## begin

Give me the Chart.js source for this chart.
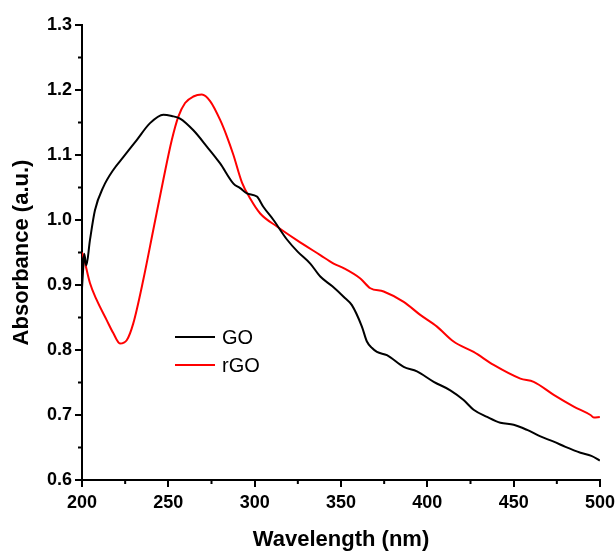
<!DOCTYPE html>
<html>
<head>
<meta charset="utf-8">
<script src="https://cdn.jsdelivr.net/npm/chart.js@4"></script>
<style>
  html, body { margin: 0; padding: 0; background: #fff; }
  canvas { display: block; }
</style>
</head>
<body>
<canvas id="uvChart" width="616" height="553"></canvas>
<script>
// GO spectrum (black)
const goWavelength = [200, 200.8, 201.3, 202.5, 204.6, 207.5, 212.4, 218.1, 224, 231.7, 239.4, 247.1, 252, 256.8, 264.5, 272.3, 280, 287.7, 291.6, 295.5, 301.3, 305.1, 310.9, 318.7, 325, 332.2, 338, 345, 351.5, 356.3, 362.1, 365, 368, 370.8, 376.6, 386.3, 394, 403.7, 413.3, 421, 426.8, 434.6, 442.3, 450, 457.8, 465.5, 473.2, 480, 488.7, 495, 499.9];
const goAbs = [0.895, 0.930, 0.948, 0.930, 0.969, 1.015, 1.051, 1.077, 1.097, 1.123, 1.149, 1.162, 1.160, 1.156, 1.138, 1.113, 1.087, 1.056, 1.049, 1.041, 1.036, 1.020, 1.000, 0.970, 0.951, 0.933, 0.913, 0.898, 0.882, 0.869, 0.836, 0.813, 0.803, 0.797, 0.792, 0.774, 0.767, 0.751, 0.738, 0.723, 0.708, 0.697, 0.688, 0.685, 0.677, 0.667, 0.659, 0.651, 0.642, 0.637, 0.630];

// rGO spectrum (red)
const rgoWavelength = [200, 200.8, 204.6, 208.5, 214.3, 218.1, 222, 225.9, 229.7, 235.5, 241.3, 247.1, 252, 255.8, 259.7, 264.5, 269.4, 274.2, 280, 284, 287.7, 292.6, 297.4, 303.2, 312.9, 324.4, 338, 345.7, 351.5, 361.2, 367, 374.7, 386.3, 395.9, 405.6, 415.2, 426.8, 438.4, 453.9, 461.6, 473.2, 484.8, 494.5, 496.4, 499.9];
const rgoAbs = [0.950, 0.944, 0.903, 0.877, 0.846, 0.826, 0.810, 0.815, 0.841, 0.908, 0.985, 1.062, 1.123, 1.159, 1.180, 1.190, 1.193, 1.183, 1.154, 1.128, 1.100, 1.058, 1.033, 1.010, 0.990, 0.969, 0.946, 0.933, 0.926, 0.910, 0.895, 0.890, 0.874, 0.854, 0.836, 0.813, 0.797, 0.777, 0.756, 0.751, 0.731, 0.713, 0.700, 0.696, 0.697];

const xTicks = [200, 250, 300, 350, 400, 450, 500];
const yTicks = [0.6, 0.7, 0.8, 0.9, 1.0, 1.1, 1.2, 1.3];

const toPoints = (xs, ys) => xs.map((x, i) => ({ x: x, y: ys[i] }));

// small minor ticks halfway between the labelled ones
const minorTicks = {
    id: "minorTicks",
    afterDraw(chart) {
        const ctx = chart.ctx;
        const xs = chart.scales.x;
        const ys = chart.scales.y;
        ctx.save();
        ctx.strokeStyle = "#000";
        ctx.lineWidth = 2;
        ctx.beginPath();
        for (let i = 0; i < xTicks.length - 1; i++) {
            const px = xs.getPixelForValue((xTicks[i] + xTicks[i + 1]) / 2);
            ctx.moveTo(px, chart.chartArea.bottom);
            ctx.lineTo(px, chart.chartArea.bottom + 4);
        }
        for (let i = 0; i < yTicks.length - 1; i++) {
            const py = ys.getPixelForValue((yTicks[i] + yTicks[i + 1]) / 2);
            ctx.moveTo(chart.chartArea.left, py);
            ctx.lineTo(chart.chartArea.left - 4, py);
        }
        ctx.stroke();
        ctx.restore();
    },
};

// legend sits inside the plot
const innerLegend = {
    id: "innerLegend",
    afterDraw(chart) {
        const ctx = chart.ctx;
        const left = chart.chartArea.left + 93;
        let y = chart.chartArea.top + 312;
        ctx.save();
        ctx.font = "20px 'Liberation Sans', Arial, sans-serif";
        ctx.textBaseline = "middle";
        chart.data.datasets.forEach((ds) => {
            ctx.strokeStyle = ds.borderColor;
            ctx.lineWidth = 2;
            ctx.beginPath();
            ctx.moveTo(left, y);
            ctx.lineTo(left + 40, y);
            ctx.stroke();
            ctx.fillStyle = "#000";
            ctx.fillText(ds.label, left + 47, y + 1);
            y += 28;
        });
        ctx.restore();
    },
};

const tickFont = { family: "'Liberation Sans', Arial, sans-serif", size: 18, weight: "bold" };
const titleFont = { family: "'Liberation Sans', Arial, sans-serif", size: 22, weight: "bold" };

new Chart(document.getElementById("uvChart"), {
    type: "line",
    data: {
        datasets: [
            {
                label: "GO",
                data: toPoints(goWavelength, goAbs),
                borderColor: "#000000",
                borderWidth: 2,
                pointRadius: 0,
                cubicInterpolationMode: "monotone",
            },
            {
                label: "rGO",
                data: toPoints(rgoWavelength, rgoAbs),
                borderColor: "#ff0000",
                borderWidth: 2,
                pointRadius: 0,
                cubicInterpolationMode: "monotone",
            },
        ],
    },
    options: {
        responsive: false,
        animation: false,
        layout: { padding: { top: 25, right: 16, left: 0, bottom: 0 } },
        plugins: {
            legend: { display: false },
            tooltip: { enabled: false },
        },
        scales: {
            x: {
                type: "linear",
                min: 200,
                max: 500,
                afterBuildTicks: (scale) => {
                    scale.ticks = xTicks.map((v) => ({ value: v }));
                },
                afterFit: (scale) => {
                    scale.height = 73;
                    scale.paddingLeft = 0;
                    scale.paddingRight = 0;
                },
                border: { display: true, color: "#000", width: 2 },
                grid: { drawOnChartArea: false, drawTicks: true, tickLength: 7, color: "#000", lineWidth: 2 },
                ticks: { color: "#000", font: tickFont, padding: 5, maxRotation: 0 },
                title: { display: true, text: "Wavelength (nm)", color: "#000", font: titleFont, padding: { top: 0, bottom: 0 } },
            },
            y: {
                type: "linear",
                min: 0.6,
                max: 1.3,
                afterBuildTicks: (scale) => {
                    scale.ticks = yTicks.map((v) => ({ value: v }));
                },
                afterFit: (scale) => {
                    scale.width = 82;
                    scale.paddingTop = 0;
                    scale.paddingBottom = 0;
                },
                border: { display: true, color: "#000", width: 2 },
                grid: { drawOnChartArea: false, drawTicks: true, tickLength: 7, color: "#000", lineWidth: 2 },
                ticks: {
                    color: "#000",
                    font: tickFont,
                    padding: 3,
                    callback: (v) => v.toFixed(1),
                },
                title: { display: true, text: "Absorbance (a.u.)", color: "#000", font: titleFont, padding: { top: 9, bottom: 0 } },
            },
        },
    },
    plugins: [minorTicks, innerLegend],
});
</script>
</body>
</html>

## end

SET PROBLEM: Repeat the data in full and exactly. Omit pictures.

SOLUTION TO THIS TASK:
Give me the Chart.js source for this chart.
<!DOCTYPE html>
<html>
<head>
<meta charset="utf-8">
<script src="https://cdn.jsdelivr.net/npm/chart.js@4"></script>
<style>
  html, body { margin: 0; padding: 0; background: #fff; }
  canvas { display: block; }
</style>
</head>
<body>
<canvas id="uvChart" width="616" height="553"></canvas>
<script>
// GO spectrum (black)
const goWavelength = [200, 200.8, 201.3, 202.5, 204.6, 207.5, 212.4, 218.1, 224, 231.7, 239.4, 247.1, 252, 256.8, 264.5, 272.3, 280, 287.7, 291.6, 295.5, 301.3, 305.1, 310.9, 318.7, 325, 332.2, 338, 345, 351.5, 356.3, 362.1, 365, 368, 370.8, 376.6, 386.3, 394, 403.7, 413.3, 421, 426.8, 434.6, 442.3, 450, 457.8, 465.5, 473.2, 480, 488.7, 495, 499.9];
const goAbs = [0.895, 0.930, 0.948, 0.930, 0.969, 1.015, 1.051, 1.077, 1.097, 1.123, 1.149, 1.162, 1.160, 1.156, 1.138, 1.113, 1.087, 1.056, 1.049, 1.041, 1.036, 1.020, 1.000, 0.970, 0.951, 0.933, 0.913, 0.898, 0.882, 0.869, 0.836, 0.813, 0.803, 0.797, 0.792, 0.774, 0.767, 0.751, 0.738, 0.723, 0.708, 0.697, 0.688, 0.685, 0.677, 0.667, 0.659, 0.651, 0.642, 0.637, 0.630];

// rGO spectrum (red)
const rgoWavelength = [200, 200.8, 204.6, 208.5, 214.3, 218.1, 222, 225.9, 229.7, 235.5, 241.3, 247.1, 252, 255.8, 259.7, 264.5, 269.4, 274.2, 280, 284, 287.7, 292.6, 297.4, 303.2, 312.9, 324.4, 338, 345.7, 351.5, 361.2, 367, 374.7, 386.3, 395.9, 405.6, 415.2, 426.8, 438.4, 453.9, 461.6, 473.2, 484.8, 494.5, 496.4, 499.9];
const rgoAbs = [0.950, 0.944, 0.903, 0.877, 0.846, 0.826, 0.810, 0.815, 0.841, 0.908, 0.985, 1.062, 1.123, 1.159, 1.180, 1.190, 1.193, 1.183, 1.154, 1.128, 1.100, 1.058, 1.033, 1.010, 0.990, 0.969, 0.946, 0.933, 0.926, 0.910, 0.895, 0.890, 0.874, 0.854, 0.836, 0.813, 0.797, 0.777, 0.756, 0.751, 0.731, 0.713, 0.700, 0.696, 0.697];

const xTicks = [200, 250, 300, 350, 400, 450, 500];
const yTicks = [0.6, 0.7, 0.8, 0.9, 1.0, 1.1, 1.2, 1.3];

const toPoints = (xs, ys) => xs.map((x, i) => ({ x: x, y: ys[i] }));

// small minor ticks halfway between the labelled ones
const minorTicks = {
    id: "minorTicks",
    afterDraw(chart) {
        const ctx = chart.ctx;
        const xs = chart.scales.x;
        const ys = chart.scales.y;
        ctx.save();
        ctx.strokeStyle = "#000";
        ctx.lineWidth = 2;
        ctx.beginPath();
        for (let i = 0; i < xTicks.length - 1; i++) {
            const px = xs.getPixelForValue((xTicks[i] + xTicks[i + 1]) / 2);
            ctx.moveTo(px, chart.chartArea.bottom);
            ctx.lineTo(px, chart.chartArea.bottom + 4);
        }
        for (let i = 0; i < yTicks.length - 1; i++) {
            const py = ys.getPixelForValue((yTicks[i] + yTicks[i + 1]) / 2);
            ctx.moveTo(chart.chartArea.left, py);
            ctx.lineTo(chart.chartArea.left - 4, py);
        }
        ctx.stroke();
        ctx.restore();
    },
};

// legend sits inside the plot
const innerLegend = {
    id: "innerLegend",
    afterDraw(chart) {
        const ctx = chart.ctx;
        const left = chart.chartArea.left + 93;
        let y = chart.chartArea.top + 312;
        ctx.save();
        ctx.font = "20px 'Liberation Sans', Arial, sans-serif";
        ctx.textBaseline = "middle";
        chart.data.datasets.forEach((ds) => {
            ctx.strokeStyle = ds.borderColor;
            ctx.lineWidth = 2;
            ctx.beginPath();
            ctx.moveTo(left, y);
            ctx.lineTo(left + 40, y);
            ctx.stroke();
            ctx.fillStyle = "#000";
            ctx.fillText(ds.label, left + 47, y + 1);
            y += 28;
        });
        ctx.restore();
    },
};

const tickFont = { family: "'Liberation Sans', Arial, sans-serif", size: 18, weight: "bold" };
const titleFont = { family: "'Liberation Sans', Arial, sans-serif", size: 22, weight: "bold" };

new Chart(document.getElementById("uvChart"), {
    type: "line",
    data: {
        datasets: [
            {
                label: "GO",
                data: toPoints(goWavelength, goAbs),
                borderColor: "#000000",
                borderWidth: 2,
                pointRadius: 0,
                cubicInterpolationMode: "monotone",
            },
            {
                label: "rGO",
                data: toPoints(rgoWavelength, rgoAbs),
                borderColor: "#ff0000",
                borderWidth: 2,
                pointRadius: 0,
                cubicInterpolationMode: "monotone",
            },
        ],
    },
    options: {
        responsive: false,
        animation: false,
        layout: { padding: { top: 25, right: 16, left: 0, bottom: 0 } },
        plugins: {
            legend: { display: false },
            tooltip: { enabled: false },
        },
        scales: {
            x: {
                type: "linear",
                min: 200,
                max: 500,
                afterBuildTicks: (scale) => {
                    scale.ticks = xTicks.map((v) => ({ value: v }));
                },
                afterFit: (scale) => {
                    scale.height = 73;
                    scale.paddingLeft = 0;
                    scale.paddingRight = 0;
                },
                border: { display: true, color: "#000", width: 2 },
                grid: { drawOnChartArea: false, drawTicks: true, tickLength: 7, color: "#000", lineWidth: 2 },
                ticks: { color: "#000", font: tickFont, padding: 5, maxRotation: 0 },
                title: { display: true, text: "Wavelength (nm)", color: "#000", font: titleFont, padding: { top: 0, bottom: 0 } },
            },
            y: {
                type: "linear",
                min: 0.6,
                max: 1.3,
                afterBuildTicks: (scale) => {
                    scale.ticks = yTicks.map((v) => ({ value: v }));
                },
                afterFit: (scale) => {
                    scale.width = 82;
                    scale.paddingTop = 0;
                    scale.paddingBottom = 0;
                },
                border: { display: true, color: "#000", width: 2 },
                grid: { drawOnChartArea: false, drawTicks: true, tickLength: 7, color: "#000", lineWidth: 2 },
                ticks: {
                    color: "#000",
                    font: tickFont,
                    padding: 3,
                    callback: (v) => v.toFixed(1),
                },
                title: { display: true, text: "Absorbance (a.u.)", color: "#000", font: titleFont, padding: { top: 9, bottom: 0 } },
            },
        },
    },
    plugins: [minorTicks, innerLegend],
});
</script>
</body>
</html>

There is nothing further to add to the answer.